Schön und gut, aber wie nutze ich das für meine UX?

1. Der Ruf des Abenteuers

Beginnen wir mit dem Lockruf in die schöne neue Welt. Ein Abenteuer reizt uns nur, wenn uns in der gewohnten Umgebung etwas fehlt. Niemand würde einen Berg besteigen, wenn er sich bereits auf der heimischen Couch wie ein toller Hecht fühlt. Niemand kauft ein Motorrad, wenn er:sie sein Feeling von Freiheit schon durch den VW-Kombi erfüllt sieht. Und niemand wird sich nicht von Beauty-Werbung verführen lassen, wenn er:sie sich rundum atemberaubend findet. Ihr ahnt es: Es geht darum, die tiefsten emotionalen Bedürfnisse der Kund:innen anzusprechen. Also findet sie heraus!

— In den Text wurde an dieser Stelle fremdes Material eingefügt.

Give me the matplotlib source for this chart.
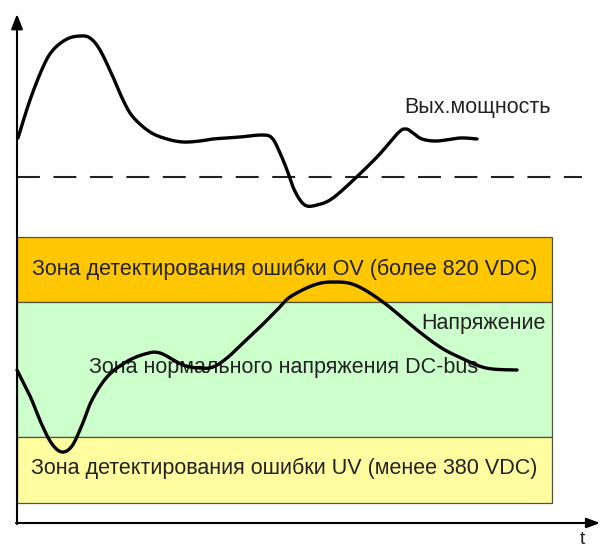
import numpy as np
import matplotlib
matplotlib.use('Agg')
import matplotlib.pyplot as plt
from matplotlib.patches import Rectangle

plt.rcParams['font.family'] = ['Liberation Sans', 'DejaVu Sans']

# picture coordinates (x to the right, y downward)
power_x = [18, 30, 43, 53, 67, 80, 90, 100, 113, 123, 133, 150, 167, 183, 200, 213, 240,
           262, 272, 280, 287, 293, 300, 307, 317, 330, 347, 377, 398, 406, 413, 422, 437,
           460, 477]
power_y = [138, 100, 67, 50, 39, 36, 38, 50, 77, 100, 117, 132, 139, 142, 141, 139, 137,
           135, 138, 153, 170, 187, 200, 206, 205, 200, 186, 157, 133, 129, 133, 139, 141,
           138, 139]

volt_x = [17, 30, 42, 52, 62, 72, 82, 92, 107, 126, 145, 160, 183, 200, 213, 227, 243,
          260, 277, 290, 314, 333, 355, 383, 417, 440, 459, 486, 517]
volt_y = [370, 396, 425, 444, 452, 446, 425, 400, 377, 362, 354, 353, 365, 368, 367, 358,
          343, 327, 310, 297, 285, 282, 285, 302, 330, 347, 357, 368, 370]

threshold_y = 177

zone_names = ['Зона детектирования ошибки OV (более 820 VDC)',
              'Зона нормального напряжения DC-bus',
              'Зона детектирования ошибки UV (менее 380 VDC)']
zone_top = [237, 302, 437]
zone_bottom = [302, 437, 503]
zone_colors = ['#FFC602', '#CCFFCC', '#FFFD9F']
zone_text_y = [269, 368, 468]


def smooth(xs, ys, n=20):
    # Catmull-Rom through the read points, just for a smooth stroke
    p = np.column_stack([xs, ys]).astype(float)
    p = np.vstack([p[0], p, p[-1]])
    out = []
    t = np.linspace(0, 1, n, endpoint=False)
    for i in range(1, len(p) - 2):
        p0, p1, p2, p3 = p[i - 1], p[i], p[i + 1], p[i + 2]
        tt = t[:, None]
        seg = 0.5 * ((2 * p1) + (-p0 + p2) * tt + (2 * p0 - 5 * p1 + 4 * p2 - p3) * tt ** 2
                     + (-p0 + 3 * p1 - 3 * p2 + p3) * tt ** 3)
        out.append(seg)
    out.append(p[-2][None, :])
    out = np.vstack(out)
    return out[:, 0], out[:, 1]


fig = plt.figure(figsize=(6.0, 5.46), dpi=100)
ax = fig.add_axes([0, 0, 1, 1])
ax.set_xlim(0, 600)
ax.set_ylim(546, 0)
ax.axis('off')

txt_col = '#222222'
fs = 15.5

# zones
for name, top, bot, col, ty in zip(zone_names, zone_top, zone_bottom, zone_colors, zone_text_y):
    ax.add_patch(Rectangle((17, top), 552 - 17, bot - top, facecolor=col,
                           edgecolor='#55553f', lw=0.9, zorder=1))

ax.text(285, zone_text_y[0], zone_names[0], ha='center', va='center', fontsize=fs,
        color=txt_col, zorder=2)
ax.text(284, zone_text_y[2], zone_names[2], ha='center', va='center', fontsize=fs,
        color=txt_col, zorder=2)
ax.text(284, zone_text_y[1], zone_names[1], ha='center', va='center', fontsize=fs,
        color=txt_col, zorder=2)

# threshold dashed line
ax.plot([17, 582], [threshold_y, threshold_y], color='#222222', lw=1.5,
        dashes=(11, 6.5), zorder=3)

# curves
sx, sy = smooth(power_x, power_y)
ax.plot(sx, sy, color='black', lw=2.4, solid_capstyle='round', zorder=4)
vx, vy = smooth(volt_x, volt_y)
ax.plot(vx, vy, color='black', lw=2.4, solid_capstyle='round', zorder=4)

ax.text(551, 107, 'Вых.мощность', ha='right', va='center', fontsize=fs, color=txt_col)
ax.text(546, 324, 'Напряжение', ha='right', va='center', fontsize=fs, color=txt_col)

# axes with arrows
ax.annotate('', xy=(17, 14), xytext=(17, 524),
            arrowprops=dict(arrowstyle='-|>,head_length=0.9,head_width=0.35',
                            lw=1.5, color='black', shrinkA=0, shrinkB=0), zorder=5)
ax.annotate('', xy=(600, 523), xytext=(16, 523),
            arrowprops=dict(arrowstyle='-|>,head_length=0.8,head_width=0.3',
                            lw=1.5, color='black', shrinkA=0, shrinkB=0), zorder=5)
ax.text(582, 539, 't', ha='center', va='center', fontsize=14, color=txt_col)

fig.savefig('out.png', dpi=100)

“Du ziehst nur ins Abenteuer, wenn du eine Sehnsucht verspürst. Wenn dir nichts fehlt, wirst du keinen Finger krumm machen. Noch nicht einmal für die schönste App der Welt.”

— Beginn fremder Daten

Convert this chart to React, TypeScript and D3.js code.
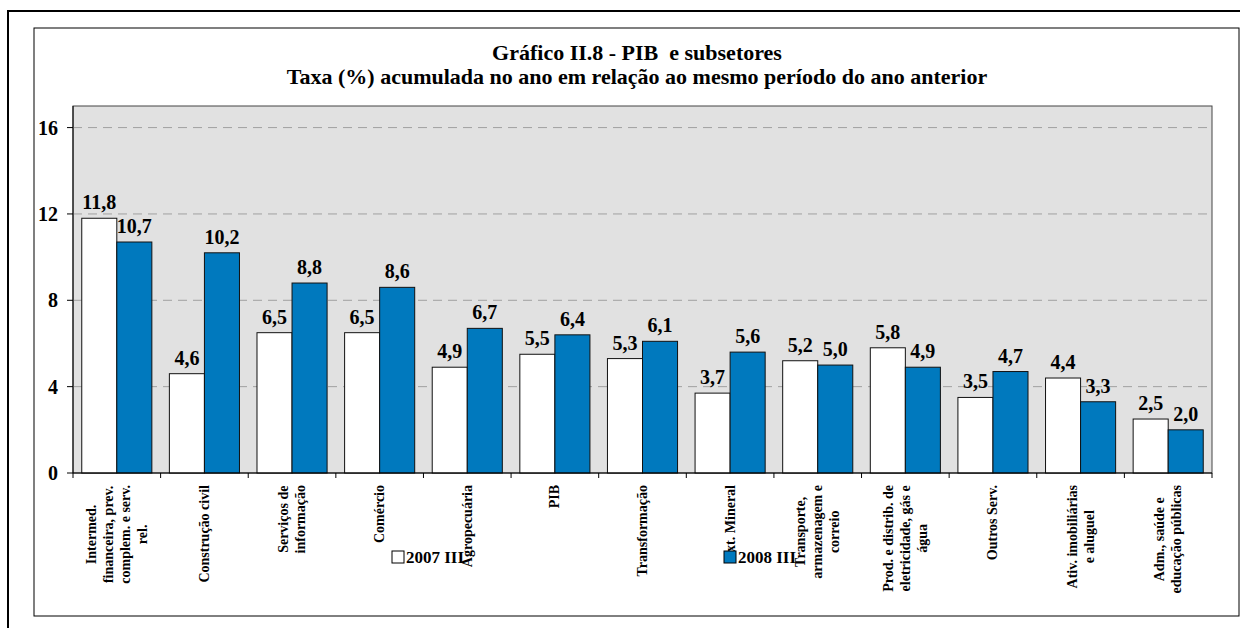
import { useEffect, useRef } from "react";
import * as d3 from "d3";

const categories = [
  "Intermed.\nfinanceira, prev.\ncomplem. e serv.\nrel.",
  "Construção civil",
  "Serviços de\ninformação",
  "Comércio",
  "Agropecuária",
  "PIB",
  "Transformação",
  "Ext. Mineral",
  "Transporte,\narmazenagem e\ncorreio",
  "Prod. e distrib. de\neletricidade, gás e\nágua",
  "Outros Serv.",
  "Ativ. imobiliárias\ne aluguel",
  "Adm., saúde e\neducação públicas",
]
const values2007 = [11.8, 4.6, 6.5, 6.5, 4.9, 5.5, 5.3, 3.7, 5.2, 5.8, 3.5, 4.4, 2.5]
const values2008 = [10.7, 10.2, 8.8, 8.6, 6.7, 6.4, 6.1, 5.6, 5.0, 4.9, 4.7, 3.3, 2.0]
const seriesNames = ["2007 III", "2008 III"]
const colors = ["#ffffff", "#0079be"]
const yTicks = [0, 4, 8, 12, 16]
const titleLines = ["Gráfico II.8 - PIB  e subsetores", "Taxa (%) acumulada no ano em relação ao mesmo período do ano anterior"]

const W = 1254
const H = 628
const FONT = "'Liberation Serif', 'Times New Roman', serif"

export default function App() {
  const svgRef = useRef<SVGSVGElement>(null)

  useEffect(() => {
    const svg = d3.select(svgRef.current).html(null)

    const left = 73, right = 1212, bottom = 473
    const x = d3.scaleBand<string>().domain(categories).range([left, right]).paddingInner(0.2).paddingOuter(0.1)
    const step = x.step()
    const x1 = d3.scaleBand<string>().domain(seriesNames).range([0, x.bandwidth()])
    const y = d3.scaleLinear().domain([0, 17]).range([bottom, 106])

    // frames
    svg.append("path")
      .attr("d", `M8,${H + 5} L8,11 L1240,11`)
      .attr("fill", "none").attr("stroke", "#000").attr("stroke-width", 2)
    svg.append("rect")
      .attr("x", 34).attr("y", 28).attr("width", 1205).attr("height", 588)
      .attr("fill", "none").attr("stroke", "#000").attr("stroke-width", 1)

    // title
    svg.append("g").selectAll("text").data(titleLines).join("text")
      .attr("x", 637).attr("y", (_, i) => 60 + i * 24)
      .attr("text-anchor", "middle")
      .style("font-family", FONT).style("font-weight", "bold").style("font-size", "22px")
      .style("white-space", "pre")
      .text(d => d)

    // plot area
    svg.append("rect")
      .attr("x", left).attr("y", y(17)).attr("width", right - left).attr("height", bottom - y(17))
      .attr("fill", "#e1e1e1").attr("stroke", "#444").attr("stroke-width", 1)

    svg.append("g").selectAll("line").data(yTicks.filter(t => t > 0)).join("line")
      .attr("x1", left).attr("x2", right).attr("y1", d => y(d)).attr("y2", d => y(d))
      .attr("stroke", "#a0a0a0").attr("stroke-dasharray", "9,6")

    // bars
    const groups = svg.append("g").selectAll("g").data(categories).join("g")
      .attr("transform", d => `translate(${x(d)},0)`)
    groups.each(function (_, i) {
      const g = d3.select(this)
      const vals = [values2007[i], values2008[i]]
      g.selectAll("rect").data(vals).join("rect")
        .attr("x", (_, j) => x1(seriesNames[j]) as number)
        .attr("y", d => y(d))
        .attr("width", x1.bandwidth())
        .attr("height", d => bottom - y(d))
        .attr("fill", (_, j) => colors[j])
        .attr("stroke", "#111").attr("stroke-width", 1)
      g.selectAll("text").data(vals).join("text")
        .attr("x", (_, j) => (x1(seriesNames[j]) as number) + x1.bandwidth() / 2)
        .attr("y", d => y(d) - 9)
        .attr("text-anchor", "middle")
        .style("font-family", FONT).style("font-weight", "bold").style("font-size", "20px")
        .text(d => d.toFixed(1).replace(".", ","))
    })

    // axes
    svg.append("line").attr("x1", left).attr("x2", left).attr("y1", y(17)).attr("y2", bottom)
      .attr("stroke", "#000")
    svg.append("line").attr("x1", left).attr("x2", right).attr("y1", bottom).attr("y2", bottom)
      .attr("stroke", "#000")
    svg.append("g").selectAll("line").data(yTicks).join("line")
      .attr("x1", left - 6).attr("x2", left).attr("y1", d => y(d)).attr("y2", d => y(d))
      .attr("stroke", "#000")
    svg.append("g").selectAll("text").data(yTicks).join("text")
      .attr("x", left - 15).attr("y", d => y(d)).attr("dy", "0.35em")
      .attr("text-anchor", "end")
      .style("font-family", FONT).style("font-weight", "bold").style("font-size", "20px")
      .text(d => d)
    svg.append("g").selectAll("line").data(d3.range(categories.length + 1)).join("line")
      .attr("x1", i => left + i * step).attr("x2", i => left + i * step)
      .attr("y1", bottom).attr("y2", bottom + 5)
      .attr("stroke", "#000")

    // category labels (rotated, lines centred on each other)
    const lineH = 17
    categories.forEach(cat => {
      const lines = cat.split("\n")
      const cx = (x(cat) as number) + x.bandwidth() / 2
      const g = svg.append("g")
      const texts = g.selectAll("text").data(lines).join("text")
        .attr("text-anchor", "middle")
        .attr("dominant-baseline", "central")
        .attr("y", (_, i) => (i - (lines.length - 1) / 2) * lineH)
        .style("font-family", FONT).style("font-weight", "bold").style("font-size", "14px")
        .text(d => d)
      let maxLen = 0
      texts.each(function () {
        maxLen = Math.max(maxLen, (this as SVGTextElement).getComputedTextLength())
      })
      g.attr("transform", `translate(${cx},${bottom + 12 + maxLen / 2}) rotate(-90)`)
    })

    // legend
    const legend = svg.append("g")
    const legendX = [392, 724]
    seriesNames.forEach((name, i) => {
      legend.append("rect")
        .attr("x", legendX[i]).attr("y", 551).attr("width", 12).attr("height", 12)
        .attr("fill", colors[i]).attr("stroke", "#000")
      legend.append("text")
        .attr("x", legendX[i] + 14).attr("y", 563)
        .style("font-family", FONT).style("font-weight", "bold").style("font-size", "17px")
        .text(name)
    })
  }, [])

  return (
    <svg ref={svgRef} width={W} height={H}
      style={{ position: "absolute", left: 0, top: 0, background: "#fff" }} />
  )
}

Ein guter Ruf ins Abenteuer lockt immer mit einer emotionalen Kernbotschaft, die den Kund:innen vor Augen führt, was ihnen fehlt: Erlebe mal wieder was, sagt Airbnb zu der gelangweilten Couch Potato. Fühl’ dich schöner, haucht L’Oreal uns ins Ohr. Wir wägen kurz ab: Aber das wird uns doch unser ganzes Vermögen kosten! Und zack – verfallen wir dem Ruf und klicken in die App. Die Heldenreise nimmt ihren Lauf.

2. Ein Weg voller Hürden und Fallen

Jetzt geht der Spaß erst richtig los. In einer App, das wissen die UX-Designer, müssen potenzielle Käufer:innen gegen zahlreiche innere und äußere Hürden ankämpfen. Denn, und das weiß auch der:die geneigte James Bond-Zuschauer:in: Ein:e Held:in hat immer mächtige Gegner:innen. Ansonsten wäre die Geschichte recht schnell vorbei und der Payoff irgendwie lahm. Die Gegner:innen auf Airbnb sind: Mein Geiz. Will ich das Geld wirklich ausgeben? Meine Zeit: Kann ich überhaupt in Urlaub gehen? Meine Zweifel: Ist das ein:e vertrauenswürdige:r Vermieter:in? Gegen all diese antagonistischen Kräfte kämpft die App als unsere treuere Begleitung mit kleinen Tricks an der richtigen Stelle an. Mit Rezensionen, die uns Sicherheit geben. Künstlichen Verknappungen des Angebots, die uns sagen, dass wir jetzt zuschlagen müssen, sonst ist die Chance vorbei. Vorschläge von günstigeren Unterkünften zur selben Zeit und so weiter.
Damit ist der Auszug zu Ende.